Task:
Look below for the line with "Convert this chart to D3.js code." and the line with "IRI Survey of"; repeat exactly those two lines and all lines between them, but no pictures.

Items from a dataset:

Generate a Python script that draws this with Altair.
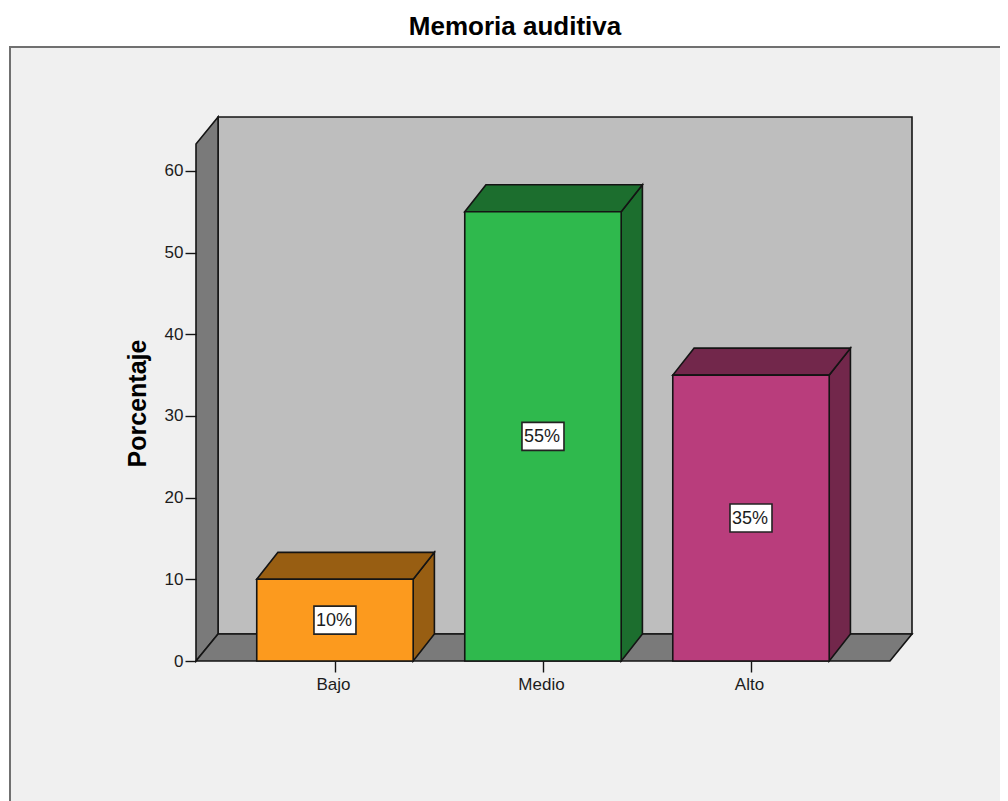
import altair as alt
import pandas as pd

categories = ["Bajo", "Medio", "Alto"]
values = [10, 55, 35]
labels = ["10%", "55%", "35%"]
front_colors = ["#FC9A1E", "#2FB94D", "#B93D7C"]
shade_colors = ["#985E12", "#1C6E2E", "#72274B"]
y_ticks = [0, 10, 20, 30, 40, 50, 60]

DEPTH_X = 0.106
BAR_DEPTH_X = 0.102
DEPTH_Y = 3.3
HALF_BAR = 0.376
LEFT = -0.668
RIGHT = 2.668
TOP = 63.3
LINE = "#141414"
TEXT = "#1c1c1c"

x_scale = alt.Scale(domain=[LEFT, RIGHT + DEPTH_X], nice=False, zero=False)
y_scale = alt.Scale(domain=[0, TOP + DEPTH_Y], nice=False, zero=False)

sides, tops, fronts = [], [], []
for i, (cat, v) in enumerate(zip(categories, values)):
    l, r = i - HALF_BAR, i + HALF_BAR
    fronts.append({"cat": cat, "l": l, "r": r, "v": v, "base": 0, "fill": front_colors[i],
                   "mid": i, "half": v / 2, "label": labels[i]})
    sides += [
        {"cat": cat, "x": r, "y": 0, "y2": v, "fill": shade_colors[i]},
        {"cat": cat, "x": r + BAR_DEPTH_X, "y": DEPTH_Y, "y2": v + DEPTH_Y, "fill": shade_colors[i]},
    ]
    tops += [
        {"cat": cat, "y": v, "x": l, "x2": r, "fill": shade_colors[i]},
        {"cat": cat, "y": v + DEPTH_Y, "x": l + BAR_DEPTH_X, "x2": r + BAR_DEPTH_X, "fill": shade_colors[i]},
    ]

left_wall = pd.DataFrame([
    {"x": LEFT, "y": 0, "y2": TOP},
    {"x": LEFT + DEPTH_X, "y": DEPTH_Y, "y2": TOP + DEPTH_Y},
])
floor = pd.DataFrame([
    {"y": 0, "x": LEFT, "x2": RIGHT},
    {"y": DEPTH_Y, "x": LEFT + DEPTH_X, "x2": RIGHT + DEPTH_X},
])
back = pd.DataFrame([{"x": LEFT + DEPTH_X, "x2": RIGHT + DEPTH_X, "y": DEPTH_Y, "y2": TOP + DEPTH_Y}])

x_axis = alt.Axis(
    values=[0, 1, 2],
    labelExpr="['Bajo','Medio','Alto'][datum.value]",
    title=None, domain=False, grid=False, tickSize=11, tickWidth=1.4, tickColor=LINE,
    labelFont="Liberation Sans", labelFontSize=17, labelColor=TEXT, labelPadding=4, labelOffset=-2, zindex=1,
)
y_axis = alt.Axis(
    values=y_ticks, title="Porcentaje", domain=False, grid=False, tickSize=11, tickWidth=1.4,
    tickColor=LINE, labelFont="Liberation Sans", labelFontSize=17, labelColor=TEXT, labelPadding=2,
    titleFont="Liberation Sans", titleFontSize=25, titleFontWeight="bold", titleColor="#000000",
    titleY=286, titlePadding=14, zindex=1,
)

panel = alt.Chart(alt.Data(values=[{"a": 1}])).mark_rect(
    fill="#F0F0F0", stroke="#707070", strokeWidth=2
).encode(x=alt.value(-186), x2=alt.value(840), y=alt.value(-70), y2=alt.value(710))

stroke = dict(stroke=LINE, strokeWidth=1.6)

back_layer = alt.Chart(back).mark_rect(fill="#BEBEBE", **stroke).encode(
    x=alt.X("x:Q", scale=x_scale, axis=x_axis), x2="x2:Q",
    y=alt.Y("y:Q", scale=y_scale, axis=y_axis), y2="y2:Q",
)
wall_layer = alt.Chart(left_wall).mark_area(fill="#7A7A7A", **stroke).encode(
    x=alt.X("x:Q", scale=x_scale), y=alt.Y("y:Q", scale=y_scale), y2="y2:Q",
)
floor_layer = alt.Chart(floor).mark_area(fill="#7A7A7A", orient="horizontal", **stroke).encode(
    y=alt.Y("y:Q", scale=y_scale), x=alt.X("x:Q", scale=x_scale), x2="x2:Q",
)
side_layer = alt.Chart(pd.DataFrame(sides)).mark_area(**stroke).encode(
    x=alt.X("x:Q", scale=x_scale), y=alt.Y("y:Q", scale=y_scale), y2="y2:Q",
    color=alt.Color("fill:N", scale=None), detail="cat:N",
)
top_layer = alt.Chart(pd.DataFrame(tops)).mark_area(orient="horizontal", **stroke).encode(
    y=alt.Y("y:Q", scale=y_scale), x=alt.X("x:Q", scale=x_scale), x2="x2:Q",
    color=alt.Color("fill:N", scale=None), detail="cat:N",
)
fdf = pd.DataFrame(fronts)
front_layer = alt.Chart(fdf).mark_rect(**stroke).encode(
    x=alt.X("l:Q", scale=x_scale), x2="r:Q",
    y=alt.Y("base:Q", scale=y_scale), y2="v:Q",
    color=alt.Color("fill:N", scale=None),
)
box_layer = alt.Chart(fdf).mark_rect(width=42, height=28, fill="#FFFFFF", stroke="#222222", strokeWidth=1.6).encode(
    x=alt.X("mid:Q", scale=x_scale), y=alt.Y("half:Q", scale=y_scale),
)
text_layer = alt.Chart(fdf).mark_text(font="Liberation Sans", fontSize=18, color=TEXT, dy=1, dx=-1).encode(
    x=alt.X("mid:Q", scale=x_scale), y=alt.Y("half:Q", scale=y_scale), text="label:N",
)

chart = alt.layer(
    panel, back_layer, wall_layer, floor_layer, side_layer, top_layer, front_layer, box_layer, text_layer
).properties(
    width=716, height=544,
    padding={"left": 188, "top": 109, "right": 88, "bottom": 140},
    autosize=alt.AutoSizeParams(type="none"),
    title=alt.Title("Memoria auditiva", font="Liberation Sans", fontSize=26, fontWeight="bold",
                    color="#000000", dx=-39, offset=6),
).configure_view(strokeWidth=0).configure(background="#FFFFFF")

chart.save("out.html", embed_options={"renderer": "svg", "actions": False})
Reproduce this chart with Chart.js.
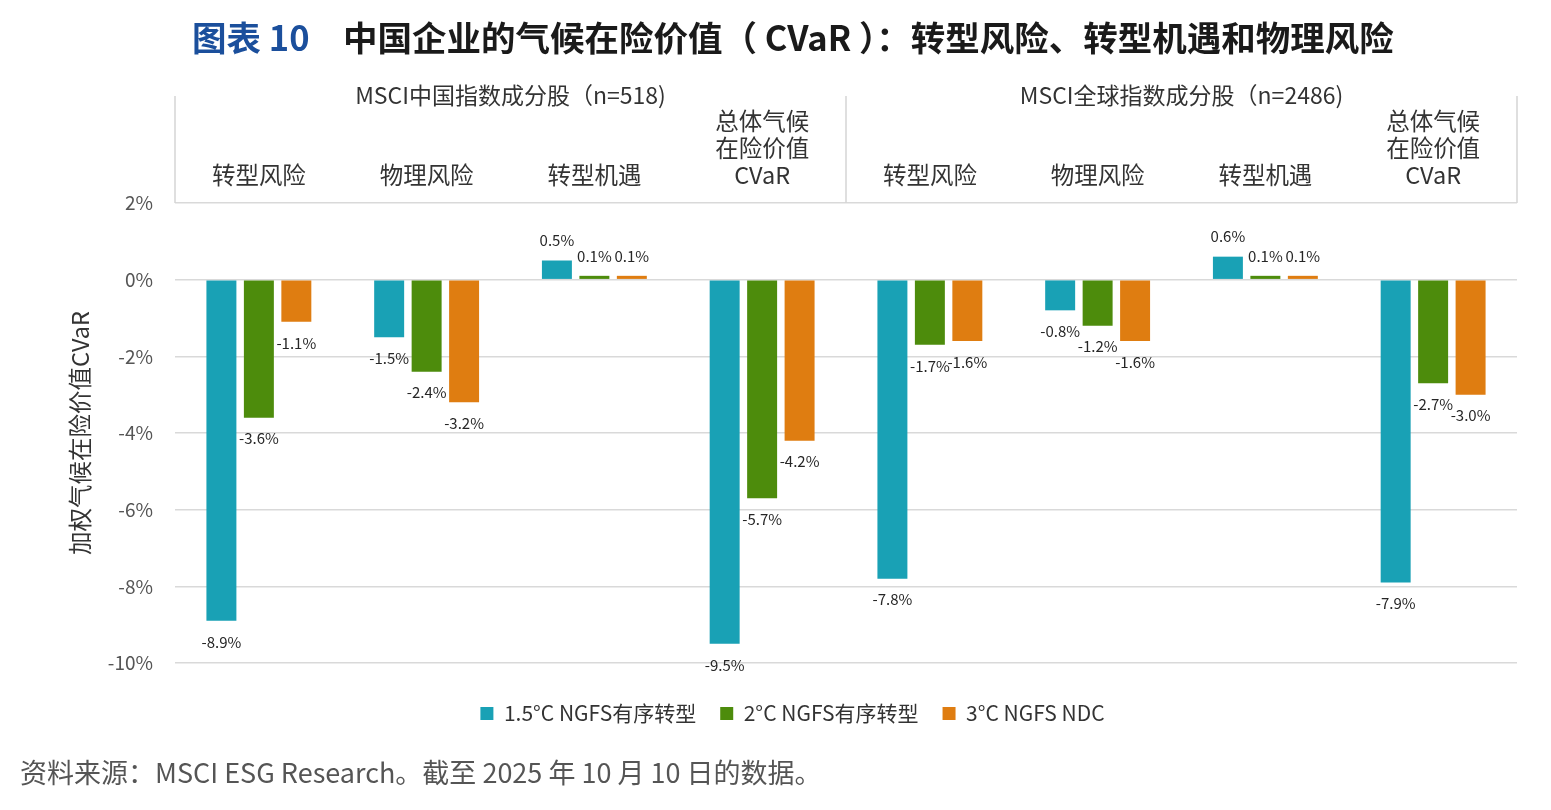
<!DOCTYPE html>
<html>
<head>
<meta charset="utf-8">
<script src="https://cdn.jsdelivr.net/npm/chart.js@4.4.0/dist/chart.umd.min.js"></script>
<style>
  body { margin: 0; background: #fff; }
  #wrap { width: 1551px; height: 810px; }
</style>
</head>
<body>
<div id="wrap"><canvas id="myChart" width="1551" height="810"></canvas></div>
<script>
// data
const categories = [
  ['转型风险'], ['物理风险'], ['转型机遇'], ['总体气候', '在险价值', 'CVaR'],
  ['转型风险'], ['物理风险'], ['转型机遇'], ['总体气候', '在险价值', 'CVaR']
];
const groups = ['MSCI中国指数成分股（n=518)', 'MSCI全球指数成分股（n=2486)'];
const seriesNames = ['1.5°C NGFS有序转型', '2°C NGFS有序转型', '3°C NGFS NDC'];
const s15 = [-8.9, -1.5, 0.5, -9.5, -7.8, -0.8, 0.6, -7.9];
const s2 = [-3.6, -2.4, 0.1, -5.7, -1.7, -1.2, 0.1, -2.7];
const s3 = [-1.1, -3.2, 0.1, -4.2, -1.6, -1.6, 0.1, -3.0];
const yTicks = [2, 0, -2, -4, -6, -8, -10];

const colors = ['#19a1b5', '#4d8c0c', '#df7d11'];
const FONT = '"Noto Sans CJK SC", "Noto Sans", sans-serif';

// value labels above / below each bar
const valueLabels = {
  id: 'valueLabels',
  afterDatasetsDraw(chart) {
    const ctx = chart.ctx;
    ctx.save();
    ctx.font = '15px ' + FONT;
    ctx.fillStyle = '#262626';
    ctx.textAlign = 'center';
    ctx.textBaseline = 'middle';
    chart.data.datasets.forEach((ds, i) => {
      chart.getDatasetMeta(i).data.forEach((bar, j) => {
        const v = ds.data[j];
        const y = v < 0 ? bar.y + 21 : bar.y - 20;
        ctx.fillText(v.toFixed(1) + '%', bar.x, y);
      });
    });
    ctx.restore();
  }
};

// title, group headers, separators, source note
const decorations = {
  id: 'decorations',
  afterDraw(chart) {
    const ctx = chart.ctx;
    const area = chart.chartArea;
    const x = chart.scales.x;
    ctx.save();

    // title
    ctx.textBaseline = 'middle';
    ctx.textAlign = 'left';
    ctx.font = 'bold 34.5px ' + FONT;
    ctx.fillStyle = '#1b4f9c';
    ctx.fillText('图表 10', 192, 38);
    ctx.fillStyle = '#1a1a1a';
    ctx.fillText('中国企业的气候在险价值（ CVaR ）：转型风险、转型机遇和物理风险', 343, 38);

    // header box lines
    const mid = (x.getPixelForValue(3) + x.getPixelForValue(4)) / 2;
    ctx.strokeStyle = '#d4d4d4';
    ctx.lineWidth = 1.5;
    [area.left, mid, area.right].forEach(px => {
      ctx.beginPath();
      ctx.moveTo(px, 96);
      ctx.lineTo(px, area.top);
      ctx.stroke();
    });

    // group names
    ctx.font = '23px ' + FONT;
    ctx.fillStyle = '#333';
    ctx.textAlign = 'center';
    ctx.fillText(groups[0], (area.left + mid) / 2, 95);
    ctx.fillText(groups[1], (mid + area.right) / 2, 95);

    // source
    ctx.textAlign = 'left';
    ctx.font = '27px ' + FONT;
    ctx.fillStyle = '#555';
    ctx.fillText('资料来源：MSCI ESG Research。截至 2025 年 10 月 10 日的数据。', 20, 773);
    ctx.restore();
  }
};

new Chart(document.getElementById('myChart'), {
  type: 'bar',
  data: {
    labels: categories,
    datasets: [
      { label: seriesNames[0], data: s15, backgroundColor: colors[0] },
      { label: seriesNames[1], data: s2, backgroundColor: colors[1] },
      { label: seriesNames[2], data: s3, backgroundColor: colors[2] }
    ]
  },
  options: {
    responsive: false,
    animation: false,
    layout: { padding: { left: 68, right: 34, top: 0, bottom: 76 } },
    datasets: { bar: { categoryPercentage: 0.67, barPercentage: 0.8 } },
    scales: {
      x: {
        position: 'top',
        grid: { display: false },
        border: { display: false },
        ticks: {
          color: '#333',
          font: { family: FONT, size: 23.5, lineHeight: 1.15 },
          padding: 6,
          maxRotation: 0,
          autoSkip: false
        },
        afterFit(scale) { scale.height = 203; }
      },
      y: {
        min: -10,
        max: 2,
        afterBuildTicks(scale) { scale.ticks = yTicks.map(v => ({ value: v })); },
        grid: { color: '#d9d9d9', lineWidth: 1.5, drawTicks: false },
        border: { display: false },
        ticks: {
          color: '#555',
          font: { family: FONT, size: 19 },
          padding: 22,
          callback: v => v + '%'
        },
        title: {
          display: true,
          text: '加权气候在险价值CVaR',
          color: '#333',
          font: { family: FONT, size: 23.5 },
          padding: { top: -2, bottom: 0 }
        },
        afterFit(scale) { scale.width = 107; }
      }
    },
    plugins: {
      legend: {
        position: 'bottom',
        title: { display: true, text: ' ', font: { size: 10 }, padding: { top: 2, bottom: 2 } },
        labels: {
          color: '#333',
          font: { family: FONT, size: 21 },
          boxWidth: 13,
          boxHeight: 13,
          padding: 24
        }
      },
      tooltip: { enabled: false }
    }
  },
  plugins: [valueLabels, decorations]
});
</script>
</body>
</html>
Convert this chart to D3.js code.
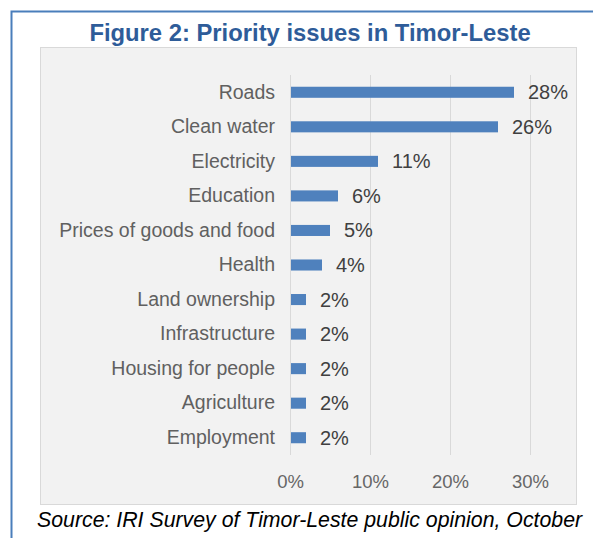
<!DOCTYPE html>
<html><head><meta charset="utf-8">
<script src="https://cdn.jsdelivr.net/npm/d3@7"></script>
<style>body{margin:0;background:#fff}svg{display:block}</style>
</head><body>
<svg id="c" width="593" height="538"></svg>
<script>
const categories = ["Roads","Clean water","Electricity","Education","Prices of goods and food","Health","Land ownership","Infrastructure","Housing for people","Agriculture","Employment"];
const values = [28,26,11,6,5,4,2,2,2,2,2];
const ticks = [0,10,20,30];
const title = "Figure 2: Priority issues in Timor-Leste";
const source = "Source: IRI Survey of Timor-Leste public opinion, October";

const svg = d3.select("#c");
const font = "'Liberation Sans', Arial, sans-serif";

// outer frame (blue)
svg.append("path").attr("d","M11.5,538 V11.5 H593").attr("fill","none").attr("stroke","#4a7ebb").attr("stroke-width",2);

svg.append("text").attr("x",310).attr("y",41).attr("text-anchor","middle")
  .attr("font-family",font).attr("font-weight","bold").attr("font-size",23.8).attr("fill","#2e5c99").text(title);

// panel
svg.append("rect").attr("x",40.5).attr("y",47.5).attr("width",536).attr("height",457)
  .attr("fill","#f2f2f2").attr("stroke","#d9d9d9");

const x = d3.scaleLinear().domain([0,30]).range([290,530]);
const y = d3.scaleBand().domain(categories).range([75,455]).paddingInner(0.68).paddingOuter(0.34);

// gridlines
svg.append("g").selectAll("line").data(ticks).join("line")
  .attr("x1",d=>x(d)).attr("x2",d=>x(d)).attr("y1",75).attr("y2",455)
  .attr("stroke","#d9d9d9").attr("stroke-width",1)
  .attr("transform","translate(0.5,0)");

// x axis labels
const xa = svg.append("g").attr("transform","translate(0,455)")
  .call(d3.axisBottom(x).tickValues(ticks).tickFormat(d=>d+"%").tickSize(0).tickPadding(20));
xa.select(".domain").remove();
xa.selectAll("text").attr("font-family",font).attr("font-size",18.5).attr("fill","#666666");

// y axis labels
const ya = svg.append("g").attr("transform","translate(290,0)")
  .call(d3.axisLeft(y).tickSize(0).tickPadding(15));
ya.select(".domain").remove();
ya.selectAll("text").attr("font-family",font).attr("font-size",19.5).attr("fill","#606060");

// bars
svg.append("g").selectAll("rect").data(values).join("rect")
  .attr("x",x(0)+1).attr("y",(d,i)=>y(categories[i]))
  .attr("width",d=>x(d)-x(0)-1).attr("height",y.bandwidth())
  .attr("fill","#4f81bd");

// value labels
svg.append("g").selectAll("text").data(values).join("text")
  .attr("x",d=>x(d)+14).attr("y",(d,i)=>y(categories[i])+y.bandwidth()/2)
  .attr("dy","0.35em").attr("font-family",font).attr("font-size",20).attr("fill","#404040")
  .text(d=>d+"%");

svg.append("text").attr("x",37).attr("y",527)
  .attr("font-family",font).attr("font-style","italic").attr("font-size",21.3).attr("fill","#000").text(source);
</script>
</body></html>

Solution below:
Convert this chart to D3.js code.
<!DOCTYPE html>
<html><head><meta charset="utf-8">
<script src="https://cdn.jsdelivr.net/npm/d3@7"></script>
<style>body{margin:0;background:#fff}svg{display:block}</style>
</head><body>
<svg id="c" width="593" height="538"></svg>
<script>
const categories = ["Roads","Clean water","Electricity","Education","Prices of goods and food","Health","Land ownership","Infrastructure","Housing for people","Agriculture","Employment"];
const values = [28,26,11,6,5,4,2,2,2,2,2];
const ticks = [0,10,20,30];
const title = "Figure 2: Priority issues in Timor-Leste";
const source = "Source: IRI Survey of Timor-Leste public opinion, October";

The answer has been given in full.